It was a stirring speech. US President Barack Obama promised Americans he would help them get back to work. The government will give more support to the unemployed and teachers; it will rebuild decayed infrastructure; it will give tax cuts to employees and employers alike; it will tax the super-rich. I wanted to believe his every word, but could he pull the magic rabbit out of the hat?
For his first three years in office, Obama neglected the problems of US workers because he was badly advised. His economic team was led by people, notably US Treasury Secretary Timothy Geithner and former treasury secretary Lawrence Summers, focused on banking; these advisers believed that restoring the fortunes of Wall Street was the key to creating jobs — eventually. Recently Obama has brought in people more expert on labor issues, but they have to deal with deep-rooted rot in the jobs world.
Most of the president’s listeners are only too aware that too many people are chasing too few jobs, especially good jobs. The recession has not caused this. For more than a generation, financial prosperity in Europe as in the US has not depended on a robust labor force at home; the work that corporations need can be done cheaper and often better elsewhere.
Again, the digital revolution is finally realizing an old nightmare — that machines can reduce the need for human labor; by 2006 this “replacement effect” stood at 7 percent annually in the service sector. And the viability of lifetime service to a corporation is a thing of the past. The result of these changes is that Western workers have known insecurity and the specter of uselessness for a long time.
Obama did not address these structural problems in his speech. How could he? These are the hard facts of modern capitalism, and the president’s enemies have long accused him of being a closet socialist. Obama has always rightly described himself as a centrist. For this reason, he faces the same dilemma as British Prime Minister David Cameron in centrist mode: Both are trying to trim government while stimulating the economy. The US$447 billion Obama promises to spend sounds like a lot, but there is much less actual cash being put immediately on the table; tax cuts are meant to do the heavy-lifting in job creation.
Such “cost-effective” measures do not do much to deal with the sheer scale of labor problems. Investing in construction projects achieves a big bang for the buck. However, in both Britain and the US, unemployment among unskilled young people hovers at about 22 percent; it requires a great deal of money and remedial expertise to make them competitive in the job market. The number of people suffering from involuntary under-employment now stands at about 14 percent in both countries, workers whose wealth dramatically declines when they work less. They need income support, but this too requires lots of government cash.
The US calculates unemployment in a peculiar way. Its official statistics do not include under-employment, nor are people -without work for more than six months counted. These are instead classed as “discouraged workers”; non-government economists estimate their number at 3 million to 5 million, and they are indeed discouraged, suffering from family crises, alcoholism and depression the longer they are unemployed.

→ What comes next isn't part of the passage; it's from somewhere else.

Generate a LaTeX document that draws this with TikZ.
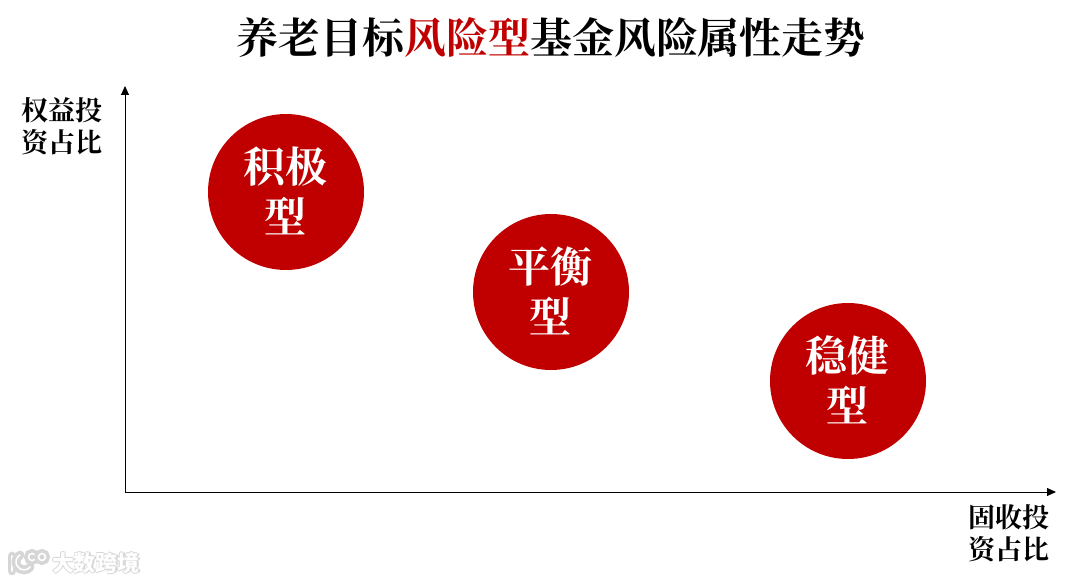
\documentclass[tikz,border=0pt]{standalone}
\usepackage{fontspec}
\newfontfamily\cjk{Noto Serif CJK SC}[BoldFont={Noto Serif CJK SC Bold}]
\newfontfamily\cjksans{Noto Sans CJK SC}
\usetikzlibrary{arrows.meta}
\definecolor{riskred}{RGB}{192,0,0}
\begin{document}
\begin{tikzpicture}[x=1pt,y=-1pt,font=\cjk\bfseries]

	\tikzset{axis/.style={draw,line width=0.9pt,-{Triangle[length=9pt,width=8pt]}}}
	\tikzset{bubble/.style={shape=circle,fill=riskred,text=white,inner sep=0pt,minimum width=156pt,align=center,font=\cjk\bfseries\fontsize{42}{50}\selectfont}}
	\tikzset{bubbletext/.style={inner sep=0pt,text=white,align=center,font=\cjk\bfseries\fontsize{42}{50}\selectfont}}
	\tikzset{axislabel/.style={inner sep=0pt,align=center,font=\cjk\bfseries\fontsize{27}{32}\selectfont}}
	\tikzset{markline/.style={draw=black!16,line width=3.6pt,double=white,double distance=1.6pt,line cap=round}}
	\tikzset{marktext/.style={inner sep=0pt,font=\cjksans\bfseries\fontsize{22}{24}\selectfont}}

	\useasboundingbox (0,0) rectangle (1080,583);

	\node[inner sep=0pt,font=\cjk\bfseries\fontsize{42}{48}\selectfont] (title) at (551,38) {养老目标\textcolor{riskred}{风险型}基金风险属性走势};

	\coordinate (origin) at (125,492);
	\coordinate (ytip) at (125,86);
	\coordinate (xtip) at (1056,492);
	\path[axis] (origin) -- (ytip);
	\path[axis] (origin) -- (xtip);

	\node[axislabel] (ylabel) at (62,127) {权益投\\资占比};
	\node[axislabel] (xlabel) at (1008.5,534) {固收投\\资占比};

	\node[bubble] (active) at (286,192) {};
	\node[bubble] (balance) at (551,292) {};
	\node[bubble] (steady) at (848,381) {};
	\node[bubbletext] (activetext) at (285.5,190.5) {积极\\型};
	\node[bubbletext] (balancetext) at (550.5,290.5) {平衡\\型};
	\node[bubbletext] (steadytext) at (847.5,379.5) {稳健\\型};

	% watermark
	\path[markline] (12,556) -- (12,571);
	\path[markline] (20,555) arc (-120:-320:8);
	\path[markline] (32,557) circle (3.5);
	\path[markline] (42,557) circle (3.5);
	\foreach \dx/\dy in {-1/0,1/0,0/-1,0/1}
		\node[marktext,text=black!16] at (96+\dx,563+\dy) {大数跨境};
	\node[marktext,text=white] (mark) at (96,563) {大数跨境};

\end{tikzpicture}
\end{document}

The US remedy for their plight is similar to the idea behind Britain’s “big society”: leave it to churches, voluntary associations and “the community” to sort out the personal and family consequences of long-term unemployment. In practice, that means individuals are thrown back on themselves, since one real effect of the recession has been to beggar many of these civil-society institutions.
The “special relationship” has a perverse twist in the realm of labor; our two societies harbor large numbers of insecure employees whose ills have been addressed timidly by centrist governments. There are real solutions, however, to the travails of work; they are found along Europe’s northern rim — in Scandinavia, Germany and the Netherlands. These more balanced economies have avoided Anglo-American, finance-driven capitalism; their governments have protected established companies, especially small companies, providing capital for growth when banks will not lend it. Norway and Sweden have made concerted efforts to include young people in starter jobs; their youth unemployment stands at about 8 percent. The Germans put big resources into youth training schemes; the Dutch effectively supplement the wages of part-time employees. Factories in Europe’s northern rim have long explored how to deal humanely with automation. Why do we not learn from them?
The Anglo-American elite deploys a “big beast” defense against acting like northern Europeans: In Norway there is no City of London, no Apple. Which produces a paradox: Our big beasts think small about work and its discontents. Perhaps it is true that the US economy is so global and so complex that little can be done to remedy its ills at home. However, Britain is about the same size as Germany and its cultural DNA is northern European.
Much as I admire Obama, I could not help thinking after his speech that time has run out for him. He thinks his reforms will have a real effect during the 14 months before the election. However, if the past is any guide, it takes about three years for government--stimulus measures to bite in the US economy; if Obama’s proposals for public works and tax were enacted tomorrow, their modest effects would be felt during the time of US President Rick Perry. In Britain, the decay of public institutions caused by today’s big society will be British Prime Minister Edward Miliband’s problem. To short-circuit that cursed inheritance, in Britain we need to start thinking big and acting decisively about work, like our near northern neighbors.
Richard Sennett is emeritus professor of sociology at the London School of Economics.